Steve Young won three Super Bowl rings as quarterback for the San Francisco 49ers and made it to the National Football League Hall of Fame by running away. And that’s what he did when he left the game after the 1999 season.

Intent on making a name for himself in investing, Young resisted leveraging his on-field fame for years. When his longtime business partner Rich Lawson would hang Young’s former college and pro jerseys in the headquarters of HGGC LLC, Young would take them down, and bring them home.

Now, having closed HGGC’s latest and largest fund at $2.5 billion, Young and Lawson have gathered almost $7 billion across four funds and completed $50 billion worth of deals and Young is no longer running from his past life. The jerseys are up on the wall for good, and Young’s side of the Palo Alto, California, office he shares with Lawson is crammed with a unique mash-up of Wall Street deal toys, football helmets and NFL memorabilia.

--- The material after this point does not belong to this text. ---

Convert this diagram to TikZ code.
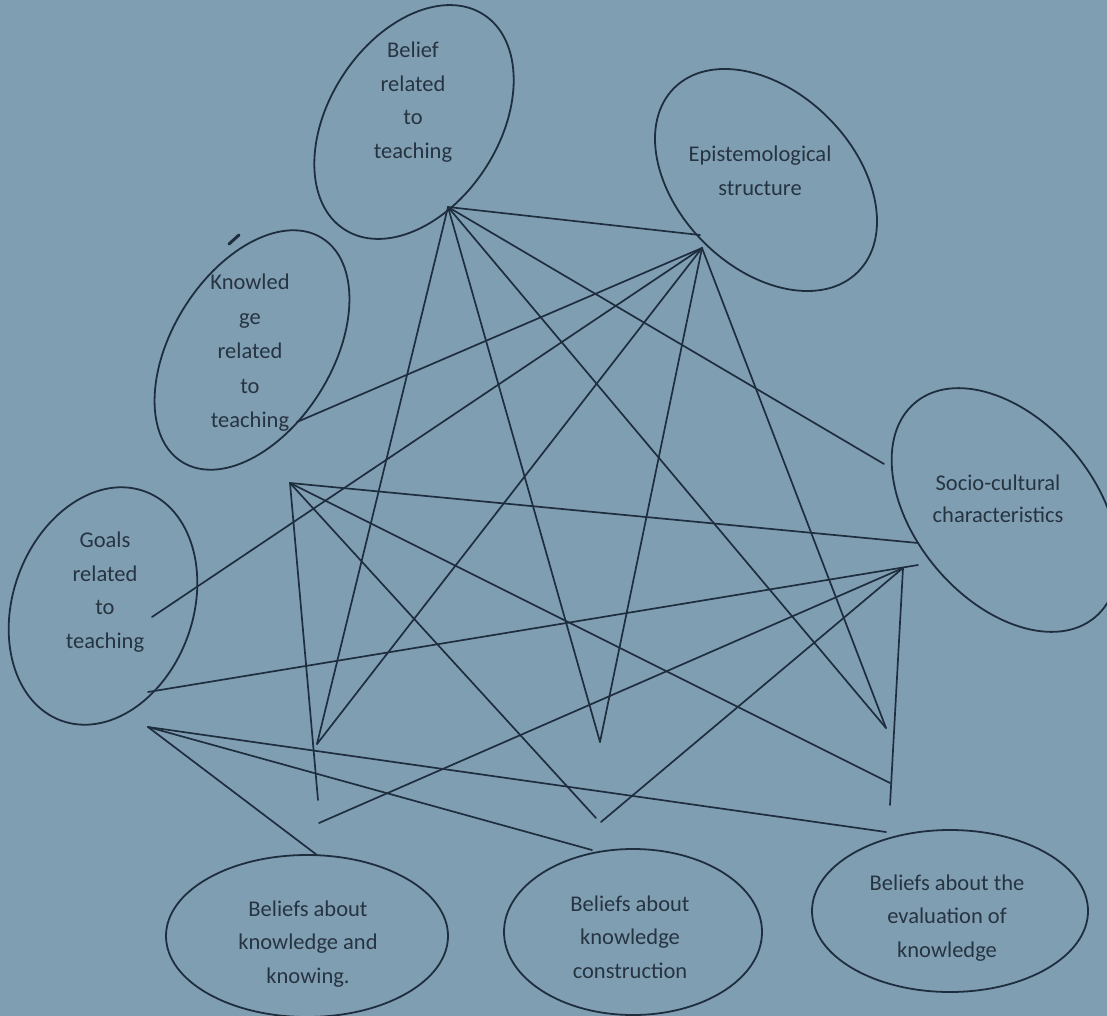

“I thought, the more famous you are as a player, the more accomplished you are, the more I thought it would be difficult to have people take you seriously,” Young said in an interview for the latest installment of Bloomberg Quicktake’s “Athlete|Empire” series. “Maybe I overplayed it. I can admit that at this point, but if you’re going to start from the beginning and be a founder and kind of claw out from the beginning, you can’t bring that with you.”

Constant Motion
Hailed for his quick feet and willingness to scramble down the field evading defenders, Young remains a man in constant motion, now intent on marrying his private equity ambitions with his goal of advising current and former players about how to be successful in business. He’s created an empire of overlapping interests in which his network of athletes, portfolio companies, charitable partners and even his family regularly team up for his, and their, benefit.

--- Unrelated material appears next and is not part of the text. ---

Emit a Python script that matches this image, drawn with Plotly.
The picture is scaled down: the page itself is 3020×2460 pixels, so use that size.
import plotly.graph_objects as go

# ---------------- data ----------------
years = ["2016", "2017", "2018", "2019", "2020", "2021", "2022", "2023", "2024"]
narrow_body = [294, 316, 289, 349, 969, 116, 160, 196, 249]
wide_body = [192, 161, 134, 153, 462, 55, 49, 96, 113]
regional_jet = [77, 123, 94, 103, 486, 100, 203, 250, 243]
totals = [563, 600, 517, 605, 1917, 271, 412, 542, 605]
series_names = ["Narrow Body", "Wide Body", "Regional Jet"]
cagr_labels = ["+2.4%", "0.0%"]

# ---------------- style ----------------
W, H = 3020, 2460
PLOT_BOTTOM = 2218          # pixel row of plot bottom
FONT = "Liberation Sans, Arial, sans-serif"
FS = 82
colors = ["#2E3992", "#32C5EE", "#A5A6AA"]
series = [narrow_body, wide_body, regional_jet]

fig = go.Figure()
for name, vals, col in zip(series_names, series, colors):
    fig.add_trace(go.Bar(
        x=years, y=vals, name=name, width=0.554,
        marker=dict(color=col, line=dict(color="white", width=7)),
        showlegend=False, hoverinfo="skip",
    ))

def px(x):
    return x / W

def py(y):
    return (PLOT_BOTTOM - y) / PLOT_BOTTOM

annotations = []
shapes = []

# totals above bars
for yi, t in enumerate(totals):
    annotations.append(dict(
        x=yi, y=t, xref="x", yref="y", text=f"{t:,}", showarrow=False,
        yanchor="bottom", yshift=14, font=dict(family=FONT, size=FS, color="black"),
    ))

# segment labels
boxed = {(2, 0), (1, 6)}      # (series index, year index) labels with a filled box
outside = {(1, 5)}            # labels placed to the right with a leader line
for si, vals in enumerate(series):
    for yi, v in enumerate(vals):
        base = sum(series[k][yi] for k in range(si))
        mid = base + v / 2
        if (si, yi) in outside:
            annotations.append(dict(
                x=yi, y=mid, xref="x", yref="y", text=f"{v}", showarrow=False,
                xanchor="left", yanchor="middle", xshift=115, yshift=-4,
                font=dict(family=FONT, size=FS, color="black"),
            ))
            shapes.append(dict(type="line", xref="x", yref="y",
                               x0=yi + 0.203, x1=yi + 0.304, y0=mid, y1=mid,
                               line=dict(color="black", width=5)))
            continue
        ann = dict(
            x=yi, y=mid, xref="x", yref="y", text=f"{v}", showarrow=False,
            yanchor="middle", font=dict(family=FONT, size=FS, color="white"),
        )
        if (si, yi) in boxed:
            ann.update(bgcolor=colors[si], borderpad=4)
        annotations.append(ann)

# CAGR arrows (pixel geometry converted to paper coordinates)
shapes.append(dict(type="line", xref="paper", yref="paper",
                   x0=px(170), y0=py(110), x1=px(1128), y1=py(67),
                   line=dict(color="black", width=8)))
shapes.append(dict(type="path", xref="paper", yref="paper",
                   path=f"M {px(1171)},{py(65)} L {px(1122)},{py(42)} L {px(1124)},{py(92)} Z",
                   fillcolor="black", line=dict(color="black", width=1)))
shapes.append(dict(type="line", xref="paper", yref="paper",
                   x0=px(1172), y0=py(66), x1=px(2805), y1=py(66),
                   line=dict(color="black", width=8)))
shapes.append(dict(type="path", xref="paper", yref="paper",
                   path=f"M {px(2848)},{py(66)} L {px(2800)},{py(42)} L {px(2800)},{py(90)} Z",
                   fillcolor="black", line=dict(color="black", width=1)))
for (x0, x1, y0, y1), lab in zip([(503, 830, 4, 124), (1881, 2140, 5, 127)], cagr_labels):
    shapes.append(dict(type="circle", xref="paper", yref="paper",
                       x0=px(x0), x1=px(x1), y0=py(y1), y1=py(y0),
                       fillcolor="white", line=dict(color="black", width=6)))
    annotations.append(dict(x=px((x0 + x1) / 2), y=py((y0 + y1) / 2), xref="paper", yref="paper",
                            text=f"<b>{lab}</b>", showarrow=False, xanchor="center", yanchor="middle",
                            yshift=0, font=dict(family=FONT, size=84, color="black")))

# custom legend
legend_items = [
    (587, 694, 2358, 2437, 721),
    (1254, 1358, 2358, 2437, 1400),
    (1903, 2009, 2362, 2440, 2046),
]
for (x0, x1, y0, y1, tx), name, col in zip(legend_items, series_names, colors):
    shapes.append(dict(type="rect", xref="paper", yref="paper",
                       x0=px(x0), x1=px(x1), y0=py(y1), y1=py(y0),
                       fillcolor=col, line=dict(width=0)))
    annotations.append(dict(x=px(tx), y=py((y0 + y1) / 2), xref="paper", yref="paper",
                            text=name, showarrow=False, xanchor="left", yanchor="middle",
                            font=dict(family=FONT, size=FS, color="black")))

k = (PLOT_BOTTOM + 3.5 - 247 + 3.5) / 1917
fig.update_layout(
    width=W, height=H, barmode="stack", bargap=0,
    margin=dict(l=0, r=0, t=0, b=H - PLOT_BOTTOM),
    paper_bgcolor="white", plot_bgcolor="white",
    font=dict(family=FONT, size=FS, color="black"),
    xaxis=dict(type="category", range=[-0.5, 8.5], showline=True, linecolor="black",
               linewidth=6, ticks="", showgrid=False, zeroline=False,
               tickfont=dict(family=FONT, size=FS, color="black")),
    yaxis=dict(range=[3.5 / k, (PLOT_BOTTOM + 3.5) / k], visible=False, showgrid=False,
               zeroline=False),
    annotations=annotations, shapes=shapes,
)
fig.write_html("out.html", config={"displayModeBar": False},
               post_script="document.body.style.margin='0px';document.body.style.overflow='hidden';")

At an April golf tournament in Scottsdale, Arizona, supporting his Forever Young Foundation, the golfers included New York Jets quarterback Zach Wilson (who, like Young, played at Brigham Young University before turning pro), Integrity Marketing Group Chief Executive Officer Bryan Adams and Young’s father, LeGrande “Grit” Young.

Young uses such tournaments, held several times a year, to raise money for children in need, as well as convene top executives from the HGGC portfolio. About a dozen company finance chiefs gathered the day after the golf tournament for a conference that Young kicked off.

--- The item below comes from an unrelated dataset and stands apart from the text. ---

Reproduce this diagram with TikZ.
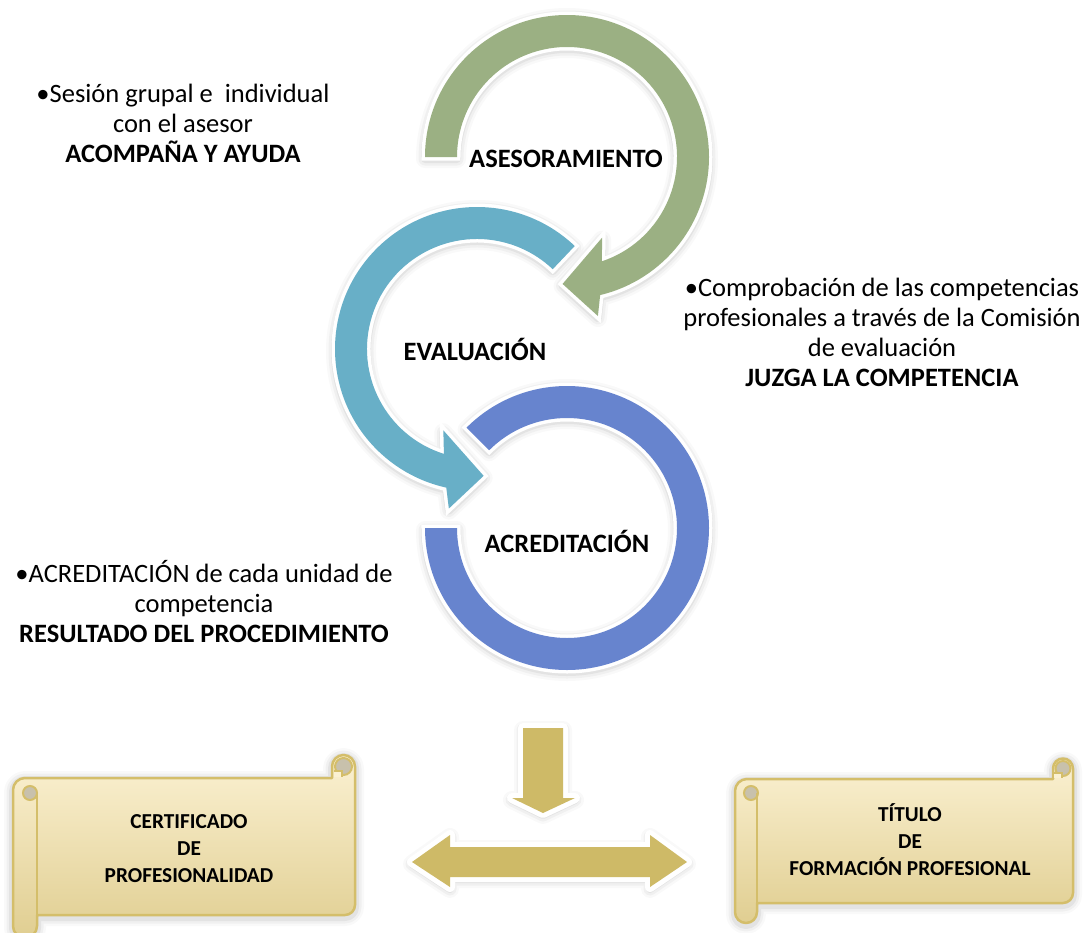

HGGC invests across the middle market, including in consumer and technology companies. Its current portfolio includes Better Being, a vitamin and supplement business; AutoAlert, a data-mining company in the automotive industry; and Entrata, a property-management software firm.

Bloomberg Photo

Staubach, Manning
Young is among the more ambitious retired NFL players who have pursued business careers after their playing days. He says he emulated his childhood hero, Roger Staubach, who made his post-football fortune in real estate. More recently, fellow former quarterbacks such as Peyton Manning and Eli Manning have begun building empires, with Eli joining private equity firm Brand Velocity Group.

At 60, Young says he’s intent on paying it forward, whether that’s through securing HGGC’s future by widening the ownership and succession planning, counseling current and retired players on business, or making personal deals with a next generation of entrepreneurs.